» Stated goal: Copy all the entries below exactly, but not the pictures.

[Entries taken from a collection]
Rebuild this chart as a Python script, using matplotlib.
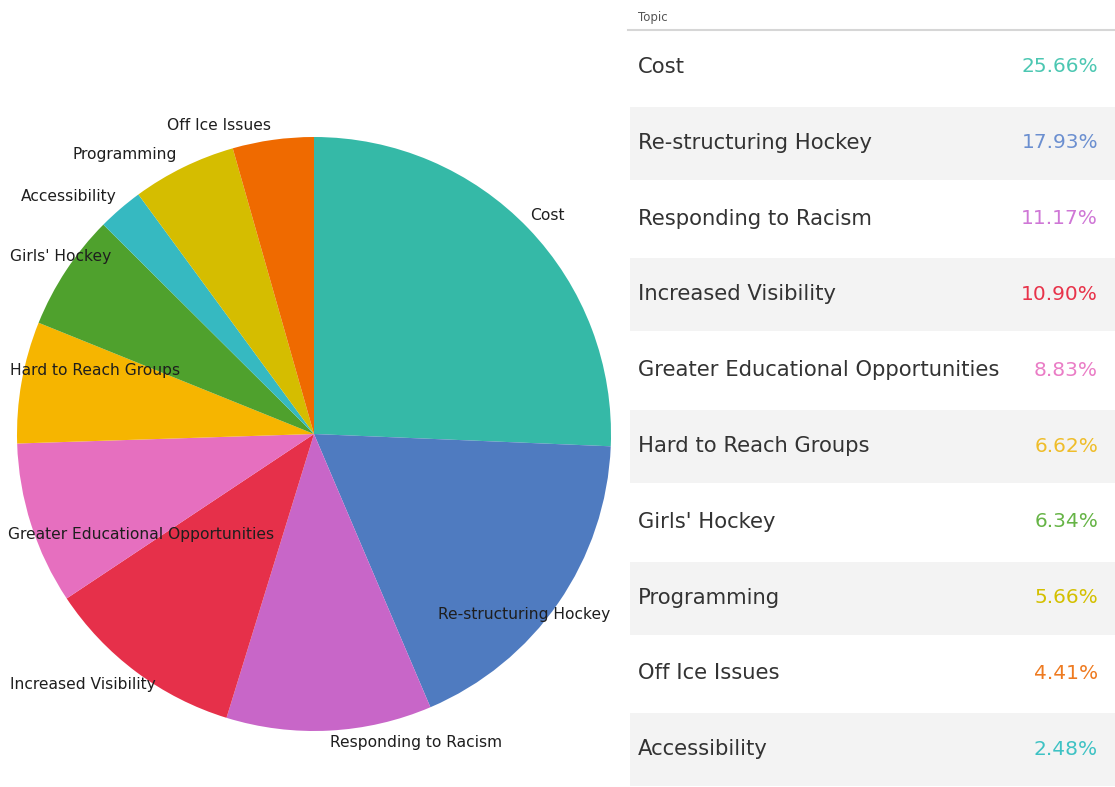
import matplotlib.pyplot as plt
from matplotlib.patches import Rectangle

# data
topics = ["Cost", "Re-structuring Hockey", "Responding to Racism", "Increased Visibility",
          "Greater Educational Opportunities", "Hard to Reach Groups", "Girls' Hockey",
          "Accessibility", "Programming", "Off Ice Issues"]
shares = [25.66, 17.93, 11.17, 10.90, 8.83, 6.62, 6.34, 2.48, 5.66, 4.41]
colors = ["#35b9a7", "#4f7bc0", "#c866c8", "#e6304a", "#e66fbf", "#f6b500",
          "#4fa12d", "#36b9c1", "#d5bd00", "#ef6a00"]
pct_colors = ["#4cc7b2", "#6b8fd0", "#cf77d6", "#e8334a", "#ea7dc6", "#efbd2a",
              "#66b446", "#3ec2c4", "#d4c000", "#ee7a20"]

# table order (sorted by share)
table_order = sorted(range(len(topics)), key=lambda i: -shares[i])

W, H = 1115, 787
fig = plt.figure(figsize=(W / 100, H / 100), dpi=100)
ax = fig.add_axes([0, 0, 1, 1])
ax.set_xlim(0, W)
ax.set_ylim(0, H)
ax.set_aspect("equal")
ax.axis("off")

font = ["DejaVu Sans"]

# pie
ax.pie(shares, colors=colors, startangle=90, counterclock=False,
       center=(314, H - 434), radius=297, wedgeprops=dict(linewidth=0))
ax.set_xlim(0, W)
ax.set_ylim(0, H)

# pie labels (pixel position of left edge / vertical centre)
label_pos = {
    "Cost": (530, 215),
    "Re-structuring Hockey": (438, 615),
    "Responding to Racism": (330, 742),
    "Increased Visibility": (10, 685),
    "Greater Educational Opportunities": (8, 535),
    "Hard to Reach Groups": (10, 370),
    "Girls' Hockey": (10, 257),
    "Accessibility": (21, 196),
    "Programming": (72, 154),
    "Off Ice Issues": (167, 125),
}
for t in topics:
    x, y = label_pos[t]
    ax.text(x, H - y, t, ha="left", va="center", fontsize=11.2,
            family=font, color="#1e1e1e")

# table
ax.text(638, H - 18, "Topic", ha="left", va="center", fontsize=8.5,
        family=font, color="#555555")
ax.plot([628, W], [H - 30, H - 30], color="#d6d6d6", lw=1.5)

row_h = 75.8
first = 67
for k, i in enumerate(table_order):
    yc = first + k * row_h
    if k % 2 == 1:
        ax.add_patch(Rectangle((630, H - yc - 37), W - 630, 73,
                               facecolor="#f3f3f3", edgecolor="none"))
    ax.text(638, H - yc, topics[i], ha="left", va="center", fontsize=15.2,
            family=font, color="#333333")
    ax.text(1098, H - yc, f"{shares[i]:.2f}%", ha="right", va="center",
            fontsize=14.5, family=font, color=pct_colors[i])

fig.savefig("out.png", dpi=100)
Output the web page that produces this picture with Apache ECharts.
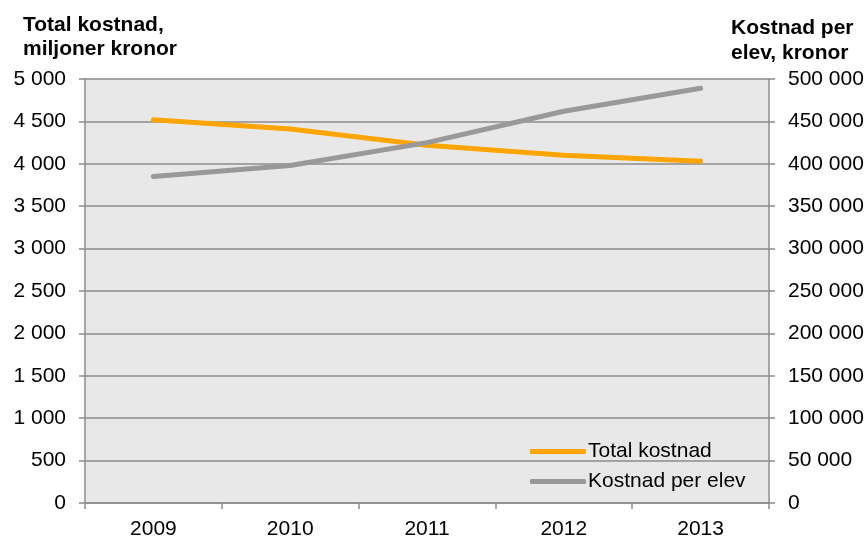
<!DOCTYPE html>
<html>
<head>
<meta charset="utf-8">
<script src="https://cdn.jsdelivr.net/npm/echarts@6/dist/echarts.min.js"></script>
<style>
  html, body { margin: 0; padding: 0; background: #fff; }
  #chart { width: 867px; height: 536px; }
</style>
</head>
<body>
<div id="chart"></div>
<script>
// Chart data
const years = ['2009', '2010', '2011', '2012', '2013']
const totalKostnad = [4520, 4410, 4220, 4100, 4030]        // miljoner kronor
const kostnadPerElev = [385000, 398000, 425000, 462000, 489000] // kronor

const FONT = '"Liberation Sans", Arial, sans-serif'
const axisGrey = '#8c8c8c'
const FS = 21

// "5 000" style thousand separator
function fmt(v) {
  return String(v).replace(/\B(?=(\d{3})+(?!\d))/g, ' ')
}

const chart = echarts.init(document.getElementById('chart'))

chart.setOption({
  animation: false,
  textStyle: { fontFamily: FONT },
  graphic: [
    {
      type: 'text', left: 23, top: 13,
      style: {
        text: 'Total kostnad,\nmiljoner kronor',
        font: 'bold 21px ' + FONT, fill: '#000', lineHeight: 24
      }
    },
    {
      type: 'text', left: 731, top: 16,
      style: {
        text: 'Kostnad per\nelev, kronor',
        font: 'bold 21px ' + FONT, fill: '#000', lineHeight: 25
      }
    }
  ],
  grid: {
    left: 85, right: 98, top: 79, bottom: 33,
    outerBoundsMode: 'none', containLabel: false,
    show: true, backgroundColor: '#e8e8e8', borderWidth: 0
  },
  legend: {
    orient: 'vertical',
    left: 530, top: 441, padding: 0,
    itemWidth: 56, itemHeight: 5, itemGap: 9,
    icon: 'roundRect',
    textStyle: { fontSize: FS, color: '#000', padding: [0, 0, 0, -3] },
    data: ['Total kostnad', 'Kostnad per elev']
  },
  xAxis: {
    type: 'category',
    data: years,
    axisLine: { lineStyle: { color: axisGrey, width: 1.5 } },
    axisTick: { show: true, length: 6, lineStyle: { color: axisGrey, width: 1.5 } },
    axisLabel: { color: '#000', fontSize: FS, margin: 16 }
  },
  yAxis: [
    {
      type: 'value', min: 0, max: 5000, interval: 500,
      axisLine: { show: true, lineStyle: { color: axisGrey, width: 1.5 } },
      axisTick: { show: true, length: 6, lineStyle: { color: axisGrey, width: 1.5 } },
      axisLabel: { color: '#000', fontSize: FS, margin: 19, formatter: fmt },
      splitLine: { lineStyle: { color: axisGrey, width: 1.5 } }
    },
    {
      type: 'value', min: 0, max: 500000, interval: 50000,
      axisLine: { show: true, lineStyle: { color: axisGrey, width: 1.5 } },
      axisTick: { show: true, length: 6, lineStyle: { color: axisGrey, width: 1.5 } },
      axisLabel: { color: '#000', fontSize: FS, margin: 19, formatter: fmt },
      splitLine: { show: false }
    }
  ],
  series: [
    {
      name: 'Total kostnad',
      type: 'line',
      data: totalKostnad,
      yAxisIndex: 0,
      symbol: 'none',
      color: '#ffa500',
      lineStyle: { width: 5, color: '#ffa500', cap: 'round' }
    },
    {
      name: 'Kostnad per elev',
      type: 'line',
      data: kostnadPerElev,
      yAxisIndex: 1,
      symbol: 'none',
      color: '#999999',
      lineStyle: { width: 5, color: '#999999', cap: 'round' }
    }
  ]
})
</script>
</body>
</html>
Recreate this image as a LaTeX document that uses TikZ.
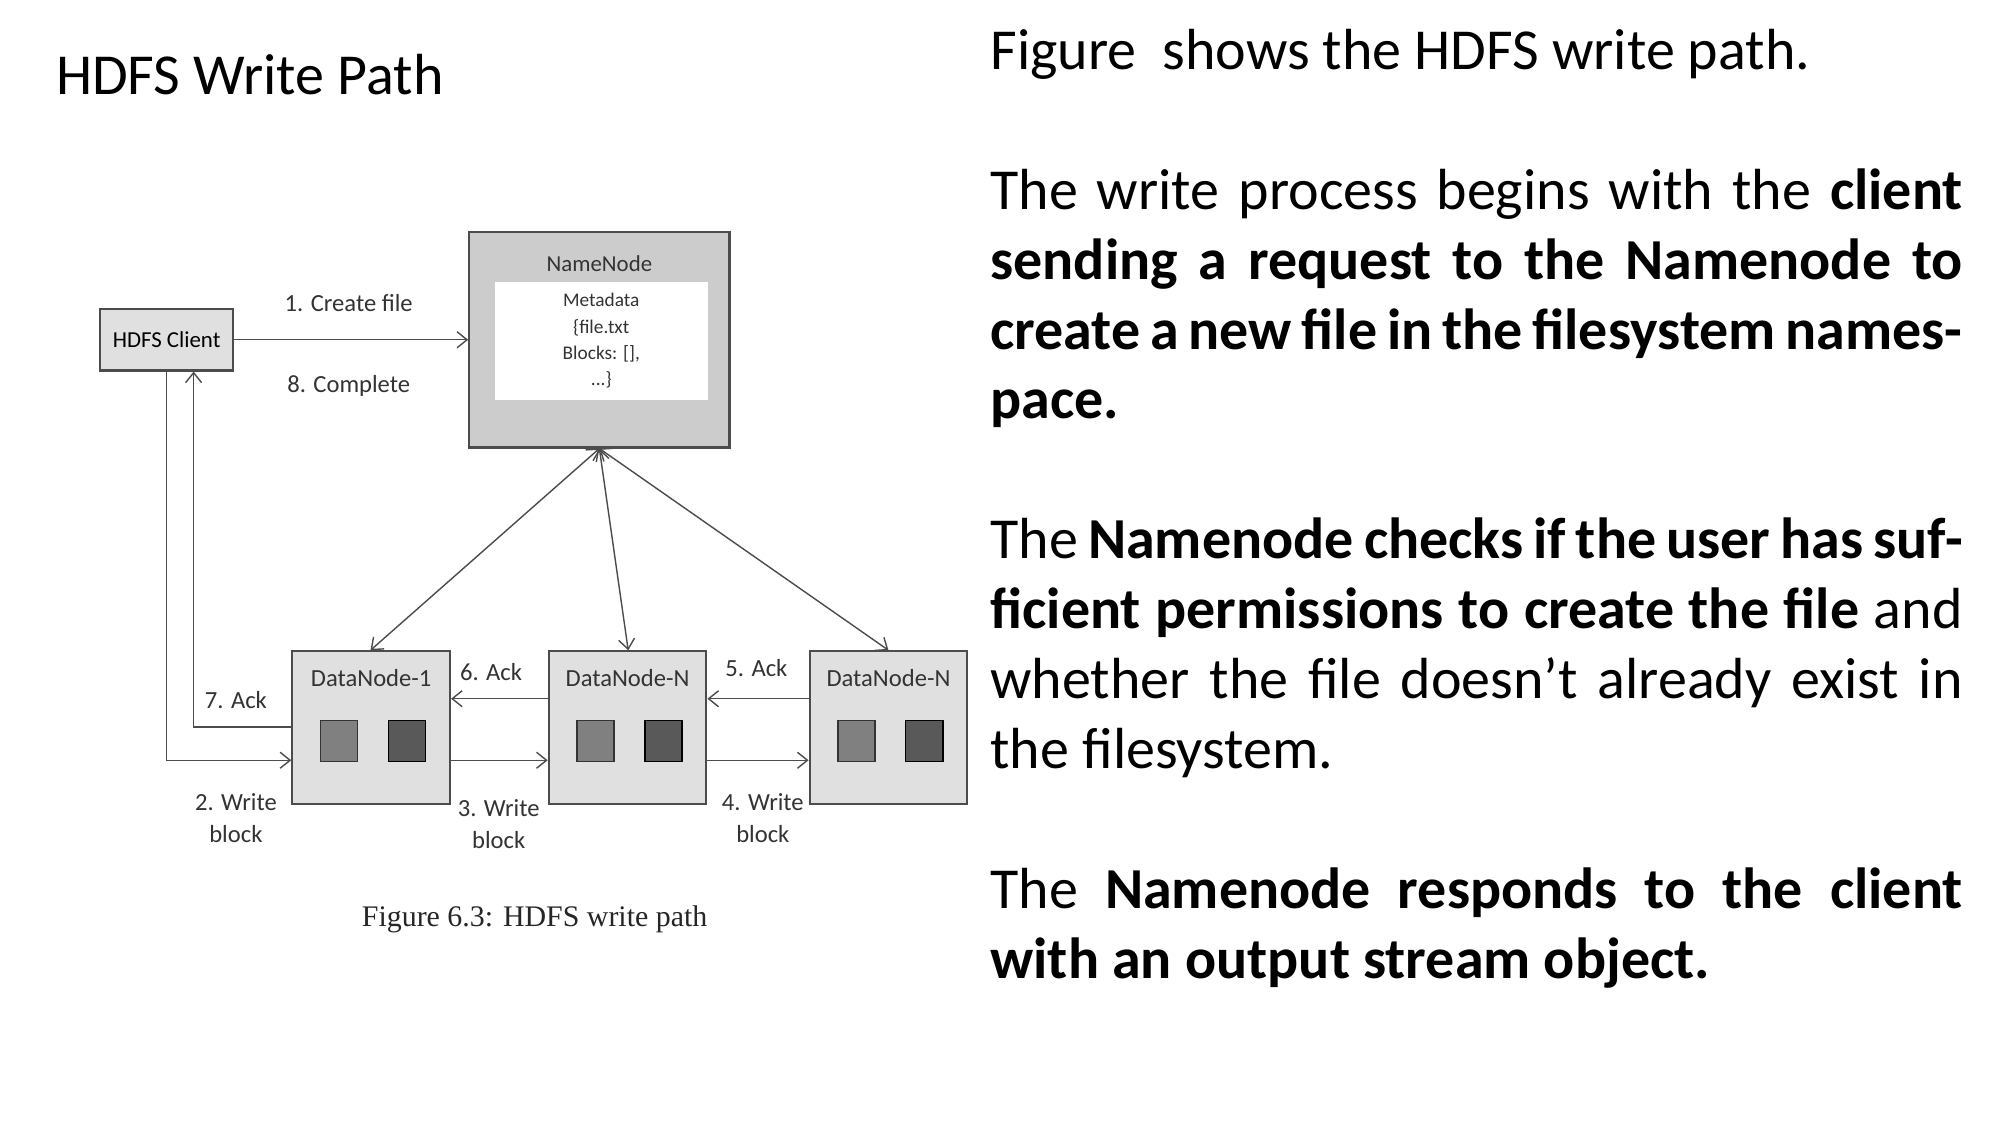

» Solution to this task:
Rebuild this chart as a Python script, using matplotlib.
import matplotlib.pyplot as plt
from matplotlib.patches import Rectangle

# data
topics = ["Cost", "Re-structuring Hockey", "Responding to Racism", "Increased Visibility",
          "Greater Educational Opportunities", "Hard to Reach Groups", "Girls' Hockey",
          "Accessibility", "Programming", "Off Ice Issues"]
shares = [25.66, 17.93, 11.17, 10.90, 8.83, 6.62, 6.34, 2.48, 5.66, 4.41]
colors = ["#35b9a7", "#4f7bc0", "#c866c8", "#e6304a", "#e66fbf", "#f6b500",
          "#4fa12d", "#36b9c1", "#d5bd00", "#ef6a00"]
pct_colors = ["#4cc7b2", "#6b8fd0", "#cf77d6", "#e8334a", "#ea7dc6", "#efbd2a",
              "#66b446", "#3ec2c4", "#d4c000", "#ee7a20"]

# table order (sorted by share)
table_order = sorted(range(len(topics)), key=lambda i: -shares[i])

W, H = 1115, 787
fig = plt.figure(figsize=(W / 100, H / 100), dpi=100)
ax = fig.add_axes([0, 0, 1, 1])
ax.set_xlim(0, W)
ax.set_ylim(0, H)
ax.set_aspect("equal")
ax.axis("off")

font = ["DejaVu Sans"]

# pie
ax.pie(shares, colors=colors, startangle=90, counterclock=False,
       center=(314, H - 434), radius=297, wedgeprops=dict(linewidth=0))
ax.set_xlim(0, W)
ax.set_ylim(0, H)

# pie labels (pixel position of left edge / vertical centre)
label_pos = {
    "Cost": (530, 215),
    "Re-structuring Hockey": (438, 615),
    "Responding to Racism": (330, 742),
    "Increased Visibility": (10, 685),
    "Greater Educational Opportunities": (8, 535),
    "Hard to Reach Groups": (10, 370),
    "Girls' Hockey": (10, 257),
    "Accessibility": (21, 196),
    "Programming": (72, 154),
    "Off Ice Issues": (167, 125),
}
for t in topics:
    x, y = label_pos[t]
    ax.text(x, H - y, t, ha="left", va="center", fontsize=11.2,
            family=font, color="#1e1e1e")

# table
ax.text(638, H - 18, "Topic", ha="left", va="center", fontsize=8.5,
        family=font, color="#555555")
ax.plot([628, W], [H - 30, H - 30], color="#d6d6d6", lw=1.5)

row_h = 75.8
first = 67
for k, i in enumerate(table_order):
    yc = first + k * row_h
    if k % 2 == 1:
        ax.add_patch(Rectangle((630, H - yc - 37), W - 630, 73,
                               facecolor="#f3f3f3", edgecolor="none"))
    ax.text(638, H - yc, topics[i], ha="left", va="center", fontsize=15.2,
            family=font, color="#333333")
    ax.text(1098, H - yc, f"{shares[i]:.2f}%", ha="right", va="center",
            fontsize=14.5, family=font, color=pct_colors[i])

fig.savefig("out.png", dpi=100)
Output the web page that produces this picture with Apache ECharts.
<!DOCTYPE html>
<html>
<head>
<meta charset="utf-8">
<script src="https://cdn.jsdelivr.net/npm/echarts@6/dist/echarts.min.js"></script>
<style>
  html, body { margin: 0; padding: 0; background: #fff; }
  #chart { width: 867px; height: 536px; }
</style>
</head>
<body>
<div id="chart"></div>
<script>
// Chart data
const years = ['2009', '2010', '2011', '2012', '2013']
const totalKostnad = [4520, 4410, 4220, 4100, 4030]        // miljoner kronor
const kostnadPerElev = [385000, 398000, 425000, 462000, 489000] // kronor

const FONT = '"Liberation Sans", Arial, sans-serif'
const axisGrey = '#8c8c8c'
const FS = 21

// "5 000" style thousand separator
function fmt(v) {
  return String(v).replace(/\B(?=(\d{3})+(?!\d))/g, ' ')
}

const chart = echarts.init(document.getElementById('chart'))

chart.setOption({
  animation: false,
  textStyle: { fontFamily: FONT },
  graphic: [
    {
      type: 'text', left: 23, top: 13,
      style: {
        text: 'Total kostnad,\nmiljoner kronor',
        font: 'bold 21px ' + FONT, fill: '#000', lineHeight: 24
      }
    },
    {
      type: 'text', left: 731, top: 16,
      style: {
        text: 'Kostnad per\nelev, kronor',
        font: 'bold 21px ' + FONT, fill: '#000', lineHeight: 25
      }
    }
  ],
  grid: {
    left: 85, right: 98, top: 79, bottom: 33,
    outerBoundsMode: 'none', containLabel: false,
    show: true, backgroundColor: '#e8e8e8', borderWidth: 0
  },
  legend: {
    orient: 'vertical',
    left: 530, top: 441, padding: 0,
    itemWidth: 56, itemHeight: 5, itemGap: 9,
    icon: 'roundRect',
    textStyle: { fontSize: FS, color: '#000', padding: [0, 0, 0, -3] },
    data: ['Total kostnad', 'Kostnad per elev']
  },
  xAxis: {
    type: 'category',
    data: years,
    axisLine: { lineStyle: { color: axisGrey, width: 1.5 } },
    axisTick: { show: true, length: 6, lineStyle: { color: axisGrey, width: 1.5 } },
    axisLabel: { color: '#000', fontSize: FS, margin: 16 }
  },
  yAxis: [
    {
      type: 'value', min: 0, max: 5000, interval: 500,
      axisLine: { show: true, lineStyle: { color: axisGrey, width: 1.5 } },
      axisTick: { show: true, length: 6, lineStyle: { color: axisGrey, width: 1.5 } },
      axisLabel: { color: '#000', fontSize: FS, margin: 19, formatter: fmt },
      splitLine: { lineStyle: { color: axisGrey, width: 1.5 } }
    },
    {
      type: 'value', min: 0, max: 500000, interval: 50000,
      axisLine: { show: true, lineStyle: { color: axisGrey, width: 1.5 } },
      axisTick: { show: true, length: 6, lineStyle: { color: axisGrey, width: 1.5 } },
      axisLabel: { color: '#000', fontSize: FS, margin: 19, formatter: fmt },
      splitLine: { show: false }
    }
  ],
  series: [
    {
      name: 'Total kostnad',
      type: 'line',
      data: totalKostnad,
      yAxisIndex: 0,
      symbol: 'none',
      color: '#ffa500',
      lineStyle: { width: 5, color: '#ffa500', cap: 'round' }
    },
    {
      name: 'Kostnad per elev',
      type: 'line',
      data: kostnadPerElev,
      yAxisIndex: 1,
      symbol: 'none',
      color: '#999999',
      lineStyle: { width: 5, color: '#999999', cap: 'round' }
    }
  ]
})
</script>
</body>
</html>
Recreate this image as a LaTeX document that uses TikZ.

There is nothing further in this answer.